▶ **Work instructions**: Repeat the material verbatim and drop the pictures.

....

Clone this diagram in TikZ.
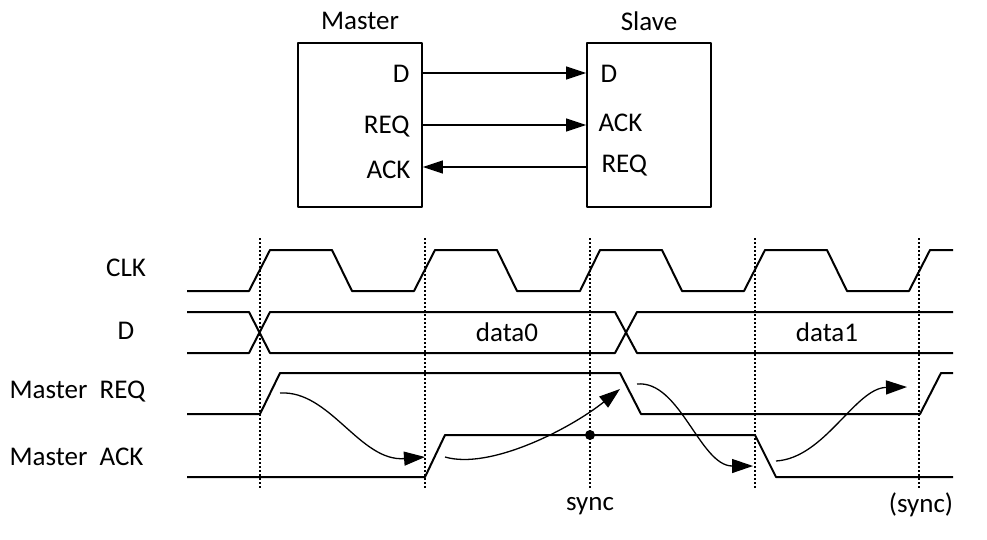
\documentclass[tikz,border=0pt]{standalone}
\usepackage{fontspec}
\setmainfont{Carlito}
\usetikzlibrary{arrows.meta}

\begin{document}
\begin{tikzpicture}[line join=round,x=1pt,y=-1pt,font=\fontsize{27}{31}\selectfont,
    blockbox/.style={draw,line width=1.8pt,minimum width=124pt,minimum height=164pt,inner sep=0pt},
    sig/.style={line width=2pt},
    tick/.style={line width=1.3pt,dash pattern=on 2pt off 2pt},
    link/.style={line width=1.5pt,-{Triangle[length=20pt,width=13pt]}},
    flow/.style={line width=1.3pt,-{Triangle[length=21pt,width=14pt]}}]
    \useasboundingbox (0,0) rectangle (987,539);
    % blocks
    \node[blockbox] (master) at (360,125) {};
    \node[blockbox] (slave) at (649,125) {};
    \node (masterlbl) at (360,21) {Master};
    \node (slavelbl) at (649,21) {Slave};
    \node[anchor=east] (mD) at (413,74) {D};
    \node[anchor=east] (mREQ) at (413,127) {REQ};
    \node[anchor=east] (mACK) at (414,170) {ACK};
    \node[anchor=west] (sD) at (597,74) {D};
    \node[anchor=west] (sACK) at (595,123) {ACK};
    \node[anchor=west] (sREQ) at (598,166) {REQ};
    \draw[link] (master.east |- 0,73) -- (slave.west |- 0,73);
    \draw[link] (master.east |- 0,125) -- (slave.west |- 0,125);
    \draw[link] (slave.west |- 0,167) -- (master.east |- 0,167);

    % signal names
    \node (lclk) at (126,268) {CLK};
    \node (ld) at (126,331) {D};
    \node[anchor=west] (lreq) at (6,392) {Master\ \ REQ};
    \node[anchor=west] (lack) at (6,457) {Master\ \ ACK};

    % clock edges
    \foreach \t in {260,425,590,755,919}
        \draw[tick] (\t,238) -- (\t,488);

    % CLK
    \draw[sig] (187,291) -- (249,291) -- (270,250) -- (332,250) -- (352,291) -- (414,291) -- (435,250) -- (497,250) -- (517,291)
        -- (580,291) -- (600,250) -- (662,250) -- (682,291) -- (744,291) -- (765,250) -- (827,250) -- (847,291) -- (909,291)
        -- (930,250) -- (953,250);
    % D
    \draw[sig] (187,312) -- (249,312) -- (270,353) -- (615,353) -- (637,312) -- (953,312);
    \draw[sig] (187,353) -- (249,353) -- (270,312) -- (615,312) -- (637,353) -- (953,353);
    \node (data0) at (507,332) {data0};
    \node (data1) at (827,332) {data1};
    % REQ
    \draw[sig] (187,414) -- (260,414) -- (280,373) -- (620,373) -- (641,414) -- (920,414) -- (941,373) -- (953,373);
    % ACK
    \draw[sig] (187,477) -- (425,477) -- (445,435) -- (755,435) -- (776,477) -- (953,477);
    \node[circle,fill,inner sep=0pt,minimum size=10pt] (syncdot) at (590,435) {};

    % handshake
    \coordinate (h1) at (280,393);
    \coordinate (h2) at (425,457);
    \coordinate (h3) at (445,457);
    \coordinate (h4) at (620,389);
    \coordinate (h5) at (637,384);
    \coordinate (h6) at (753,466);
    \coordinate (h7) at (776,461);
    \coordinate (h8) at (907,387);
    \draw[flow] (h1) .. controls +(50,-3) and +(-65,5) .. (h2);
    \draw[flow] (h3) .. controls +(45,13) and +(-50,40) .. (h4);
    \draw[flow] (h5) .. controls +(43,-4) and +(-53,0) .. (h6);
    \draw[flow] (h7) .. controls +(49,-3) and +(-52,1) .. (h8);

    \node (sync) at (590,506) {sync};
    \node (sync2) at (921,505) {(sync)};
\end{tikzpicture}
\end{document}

....

▶ **Exercise output**:
Clone this diagram in TikZ.
\documentclass[tikz,border=0pt]{standalone}
\usepackage{fontspec}
\setmainfont{Carlito}
\usetikzlibrary{arrows.meta}

\begin{document}
\begin{tikzpicture}[line join=round,x=1pt,y=-1pt,font=\fontsize{27}{31}\selectfont,
    blockbox/.style={draw,line width=1.8pt,minimum width=124pt,minimum height=164pt,inner sep=0pt},
    sig/.style={line width=2pt},
    tick/.style={line width=1.3pt,dash pattern=on 2pt off 2pt},
    link/.style={line width=1.5pt,-{Triangle[length=20pt,width=13pt]}},
    flow/.style={line width=1.3pt,-{Triangle[length=21pt,width=14pt]}}]
    \useasboundingbox (0,0) rectangle (987,539);
    % blocks
    \node[blockbox] (master) at (360,125) {};
    \node[blockbox] (slave) at (649,125) {};
    \node (masterlbl) at (360,21) {Master};
    \node (slavelbl) at (649,21) {Slave};
    \node[anchor=east] (mD) at (413,74) {D};
    \node[anchor=east] (mREQ) at (413,127) {REQ};
    \node[anchor=east] (mACK) at (414,170) {ACK};
    \node[anchor=west] (sD) at (597,74) {D};
    \node[anchor=west] (sACK) at (595,123) {ACK};
    \node[anchor=west] (sREQ) at (598,166) {REQ};
    \draw[link] (master.east |- 0,73) -- (slave.west |- 0,73);
    \draw[link] (master.east |- 0,125) -- (slave.west |- 0,125);
    \draw[link] (slave.west |- 0,167) -- (master.east |- 0,167);

    % signal names
    \node (lclk) at (126,268) {CLK};
    \node (ld) at (126,331) {D};
    \node[anchor=west] (lreq) at (6,392) {Master\ \ REQ};
    \node[anchor=west] (lack) at (6,457) {Master\ \ ACK};

    % clock edges
    \foreach \t in {260,425,590,755,919}
        \draw[tick] (\t,238) -- (\t,488);

    % CLK
    \draw[sig] (187,291) -- (249,291) -- (270,250) -- (332,250) -- (352,291) -- (414,291) -- (435,250) -- (497,250) -- (517,291)
        -- (580,291) -- (600,250) -- (662,250) -- (682,291) -- (744,291) -- (765,250) -- (827,250) -- (847,291) -- (909,291)
        -- (930,250) -- (953,250);
    % D
    \draw[sig] (187,312) -- (249,312) -- (270,353) -- (615,353) -- (637,312) -- (953,312);
    \draw[sig] (187,353) -- (249,353) -- (270,312) -- (615,312) -- (637,353) -- (953,353);
    \node (data0) at (507,332) {data0};
    \node (data1) at (827,332) {data1};
    % REQ
    \draw[sig] (187,414) -- (260,414) -- (280,373) -- (620,373) -- (641,414) -- (920,414) -- (941,373) -- (953,373);
    % ACK
    \draw[sig] (187,477) -- (425,477) -- (445,435) -- (755,435) -- (776,477) -- (953,477);
    \node[circle,fill,inner sep=0pt,minimum size=10pt] (syncdot) at (590,435) {};

    % handshake
    \coordinate (h1) at (280,393);
    \coordinate (h2) at (425,457);
    \coordinate (h3) at (445,457);
    \coordinate (h4) at (620,389);
    \coordinate (h5) at (637,384);
    \coordinate (h6) at (753,466);
    \coordinate (h7) at (776,461);
    \coordinate (h8) at (907,387);
    \draw[flow] (h1) .. controls +(50,-3) and +(-65,5) .. (h2);
    \draw[flow] (h3) .. controls +(45,13) and +(-50,40) .. (h4);
    \draw[flow] (h5) .. controls +(43,-4) and +(-53,0) .. (h6);
    \draw[flow] (h7) .. controls +(49,-3) and +(-52,1) .. (h8);

    \node (sync) at (590,506) {sync};
    \node (sync2) at (921,505) {(sync)};
\end{tikzpicture}
\end{document}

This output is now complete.